#### [EXERCISE BRIEF]
Copy the data below exactly, omitting any picture it contains.

──────────

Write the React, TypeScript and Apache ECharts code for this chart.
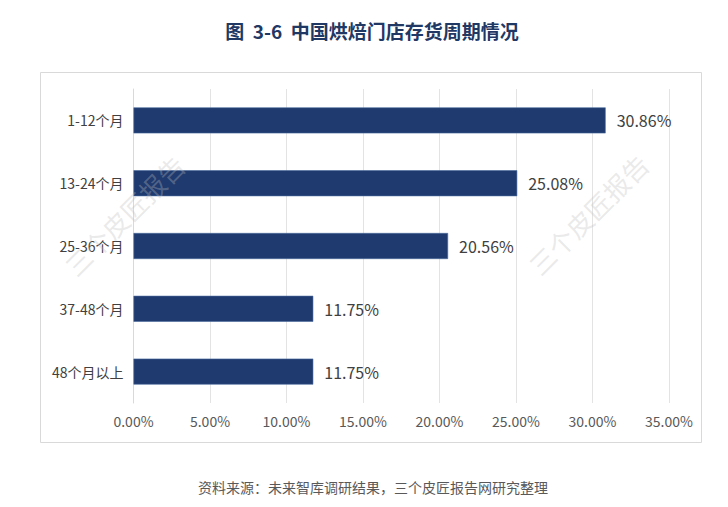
import React, { useEffect, useRef } from "react";
import * as echarts from "echarts";

const categories = ["1-12个月", "13-24个月", "25-36个月", "37-48个月", "48个月以上"];
const values = [30.86, 25.08, 20.56, 11.75, 11.75];
const titleText = "图  3-6  中国烘焙门店存货周期情况";
const sourceText = "资料来源：未来智库调研结果，三个皮匠报告网研究整理";
const watermarkText = "三个皮匠报告";

const FONT = '"Noto Sans CJK SC", "Noto Sans", sans-serif';

export default function App() {
  const ref = useRef<HTMLDivElement>(null);
  useEffect(() => {
    if (!ref.current) return;
    const chart = echarts.init(ref.current, undefined, { renderer: "svg" });
    chart.setOption({
      animation: false,
      backgroundColor: "#ffffff",
      textStyle: { fontFamily: FONT },
      graphic: [
        {
          type: "text",
          x: 372,
          y: 30,
          style: {
            text: titleText,
            fontSize: 19,
            fontWeight: "bold",
            fontFamily: FONT,
            fill: "#1F3864",
            align: "center",
            verticalAlign: "middle",
          },
        },
        {
          type: "rect",
          shape: { x: 40.5, y: 72.5, width: 661, height: 370 },
          style: { fill: "none", stroke: "#d9d9d9", lineWidth: 1 },
          z: 0,
        },
        {
          type: "text",
          x: 124,
          y: 215,
          rotation: Math.PI / 4,
          style: {
            text: watermarkText,
            fontSize: 26,
            fontFamily: FONT,
            fill: "rgba(190,190,190,0.32)",
            align: "center",
            verticalAlign: "middle",
          },
          z: 100,
        },
        {
          type: "text",
          x: 588,
          y: 214,
          rotation: Math.PI / 4,
          style: {
            text: watermarkText,
            fontSize: 26,
            fontFamily: FONT,
            fill: "rgba(190,190,190,0.32)",
            align: "center",
            verticalAlign: "middle",
          },
          z: 100,
        },
        {
          type: "text",
          x: 373,
          y: 487,
          style: {
            text: sourceText,
            fontSize: 14,
            fontFamily: FONT,
            fill: "#595959",
            align: "center",
            verticalAlign: "middle",
          },
        },
      ],
      grid: { left: 133.5, right: 59, top: 89, bottom: 104, containLabel: false },
      xAxis: {
        type: "value",
        min: 0,
        max: 35,
        interval: 5,
        axisLine: { show: false },
        axisTick: { show: false },
        splitLine: { show: true, lineStyle: { color: "#e3e3e3", width: 1 } },
        axisLabel: {
          margin: 11,
          fontSize: 14,
          color: "#595959",
          fontFamily: FONT,
          formatter: (v: number) => v.toFixed(2) + "%",
        },
      },
      yAxis: {
        type: "category",
        data: categories,
        inverse: true,
        axisLine: { show: true, lineStyle: { color: "#d9d9d9" } },
        axisTick: { show: false },
        axisLabel: { margin: 10, fontSize: 14, color: "#404040", fontFamily: FONT },
      },
      series: [
        {
          type: "bar",
          data: values,
          barWidth: 26,
          itemStyle: { color: "#1F3A6E", borderColor: "#4A6A9E", borderWidth: 0.6 },
          label: {
            show: true,
            position: "right",
            distance: 11,
            fontSize: 16,
            color: "#404040",
            fontFamily: FONT,
            formatter: (p: any) => p.value.toFixed(2) + "%",
          },
        },
      ],
    });
    return () => chart.dispose();
  }, []);
  return (
    <div
      ref={ref}
      style={{ position: "fixed", left: 0, top: 0, width: 728, height: 507 }}
    />
  );
}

──────────

#### [SOLUTION TO THIS EXERCISE]
Write the React, TypeScript and Apache ECharts code for this chart.
import React, { useEffect, useRef } from "react";
import * as echarts from "echarts";

const categories = ["1-12个月", "13-24个月", "25-36个月", "37-48个月", "48个月以上"];
const values = [30.86, 25.08, 20.56, 11.75, 11.75];
const titleText = "图  3-6  中国烘焙门店存货周期情况";
const sourceText = "资料来源：未来智库调研结果，三个皮匠报告网研究整理";
const watermarkText = "三个皮匠报告";

const FONT = '"Noto Sans CJK SC", "Noto Sans", sans-serif';

export default function App() {
  const ref = useRef<HTMLDivElement>(null);
  useEffect(() => {
    if (!ref.current) return;
    const chart = echarts.init(ref.current, undefined, { renderer: "svg" });
    chart.setOption({
      animation: false,
      backgroundColor: "#ffffff",
      textStyle: { fontFamily: FONT },
      graphic: [
        {
          type: "text",
          x: 372,
          y: 30,
          style: {
            text: titleText,
            fontSize: 19,
            fontWeight: "bold",
            fontFamily: FONT,
            fill: "#1F3864",
            align: "center",
            verticalAlign: "middle",
          },
        },
        {
          type: "rect",
          shape: { x: 40.5, y: 72.5, width: 661, height: 370 },
          style: { fill: "none", stroke: "#d9d9d9", lineWidth: 1 },
          z: 0,
        },
        {
          type: "text",
          x: 124,
          y: 215,
          rotation: Math.PI / 4,
          style: {
            text: watermarkText,
            fontSize: 26,
            fontFamily: FONT,
            fill: "rgba(190,190,190,0.32)",
            align: "center",
            verticalAlign: "middle",
          },
          z: 100,
        },
        {
          type: "text",
          x: 588,
          y: 214,
          rotation: Math.PI / 4,
          style: {
            text: watermarkText,
            fontSize: 26,
            fontFamily: FONT,
            fill: "rgba(190,190,190,0.32)",
            align: "center",
            verticalAlign: "middle",
          },
          z: 100,
        },
        {
          type: "text",
          x: 373,
          y: 487,
          style: {
            text: sourceText,
            fontSize: 14,
            fontFamily: FONT,
            fill: "#595959",
            align: "center",
            verticalAlign: "middle",
          },
        },
      ],
      grid: { left: 133.5, right: 59, top: 89, bottom: 104, containLabel: false },
      xAxis: {
        type: "value",
        min: 0,
        max: 35,
        interval: 5,
        axisLine: { show: false },
        axisTick: { show: false },
        splitLine: { show: true, lineStyle: { color: "#e3e3e3", width: 1 } },
        axisLabel: {
          margin: 11,
          fontSize: 14,
          color: "#595959",
          fontFamily: FONT,
          formatter: (v: number) => v.toFixed(2) + "%",
        },
      },
      yAxis: {
        type: "category",
        data: categories,
        inverse: true,
        axisLine: { show: true, lineStyle: { color: "#d9d9d9" } },
        axisTick: { show: false },
        axisLabel: { margin: 10, fontSize: 14, color: "#404040", fontFamily: FONT },
      },
      series: [
        {
          type: "bar",
          data: values,
          barWidth: 26,
          itemStyle: { color: "#1F3A6E", borderColor: "#4A6A9E", borderWidth: 0.6 },
          label: {
            show: true,
            position: "right",
            distance: 11,
            fontSize: 16,
            color: "#404040",
            fontFamily: FONT,
            formatter: (p: any) => p.value.toFixed(2) + "%",
          },
        },
      ],
    });
    return () => chart.dispose();
  }, []);
  return (
    <div
      ref={ref}
      style={{ position: "fixed", left: 0, top: 0, width: 728, height: 507 }}
    />
  );
}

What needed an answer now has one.